August 5, 2010 7:42:00 AM
STARKVILLE -- Mississippi State''s soccer team has been re-tooling its attack for the past three seasons, and coach Neil Macdonald believes the firepower issues are a thing of the past.
Last year''s squad took a step toward contending in conference play, posting a 9-8-2 record and earning draws against ranked sides Florida and South Carolina.
MSU posted its first winning season since 2004, but six shutout losses and six goals scored in the Southeastern Conference revealed the weakness remained.
Senior forward Kat Walsh netted a team-best nine goals -- third-highest total in team history -- in her first season of eligibility after transferring from LSU.
Walsh is a proven scorer, but Macdonald is banking on Taylor Turnipseed''s return from a string of injuries and Danielle Kite''s move to forward to strengthen the attack.
MSU''s primary system of attack last year was often direct, using 5-foot-11 Rachel Wannek as a target forward who could hold possession and spring Walsh forward.
But with five striker options and midfielders Monica Alvarado and Jasmine Simmons returning in the team''s 4-3-3 lineup, Macdonald is looking to develop better linking play between midfielders and forwards.
"We worked most of the spring on indirect play and possessing more of the ball," said Macdonald, whose team opens practice Friday. "The forwards we have this year are most successful with the ball on the ground. With the addition of (freshman Elisabeth) Sullivan and Kite into the frontline, we can approach differently."
Macdonald expects Sullivan to make an immediate impact, and the first-year player could be relied upon early if Turnipseed has another injury.
Kite''s quickness will provide a boost at center forward or on the flank, but Turnipseed appears to be the X-factor at striker.
The junior scored three goals in 14 games as a freshman before knee issues, a concussion, and an elbow injury derailed her ''09 season. Turnipseed played just 34 minutes last season, but Macdonald said she''s 100 percent after a solid spring.
Senior center back Leanna Baldner agrees the forwards will play the most pivotal role this year, but not necessarily by finding the back of the net.
In the 4-3-3, it''s vital to have forwards aid in defense. Knowing when to fall back is just as important as being aware of team defending, Baldner said.
"Our movement at the back starts with them," Baldner said. "It helps cut off a lot of transition from the other team and makes defending easier for the team. The quicker we get back the ball, the quicker we can go forward.
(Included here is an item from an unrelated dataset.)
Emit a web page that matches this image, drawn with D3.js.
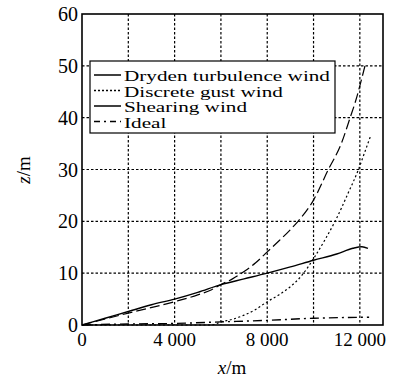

"The biggest thing we''ve missed is that leader up top who''s going to be the first one to step to the ball."
Baldner''s concern about team defending is warranted, as MSU has just 84 minutes of college experience in goal. Skylar Rosson takes over for graduated Taryn Holland after playing three matches in ''09. And much like her former club teammate Turnipseed, the Oklahoma native is fit after having two anterior cruciate ligament surgeries since coming to MSU.
Behind Rosson, the experience is thin with freshmen Lisa Monteith and Abby Risner.
Macdonald expects Rosson to lock down the first-team spot, as does Baldner.
"Skylar did great in the spring, and it didn''t take long to adjust to her," Baldner said. "We play with confidence in her because we know what she can do."
Rosson has benefited from working with MSU''s new goalkeeper coach Robbie Kroger, a South African native who played professionally in Germany.
"Their approach to training under him as been excellent," Macdonald said.
The key to league success this season will be MSU''s ability to get results on the road, a task it didn''t handle well last year when it closed the season with six straight road losses in its last seven games. During that stretch, rain forced the Bulldogs to hold the majority of their training sessions indoors.
MSU has a similar stretch this season, playing at Oklahoma State and Oral Roberts five days before embarking on a four-match road swing to start SEC play.
"Our work started with that in the summer with 28 of 31 of our players in summer school," Macdonald said. "The girls have spent the summer lifting and running throughout the week with our strength and conditioning guys. Mentally, it''s tough to go on the road like that, but we''ve got a greatly experienced team that knows when to get the rest and how to keep their bodies fit.
"It''s a challenging non-conference and SEC schedule we have this year, and as coaches we''ll have to be aware of when to push them and when to back off in training."
MSU opens the season Aug. 20 at Tennessee-Martin before debuting a new playing surface Aug. 27 against the University of Alabama at Birmingham.
MSU will try to string together back-to-back winning records for the first time in 13 years.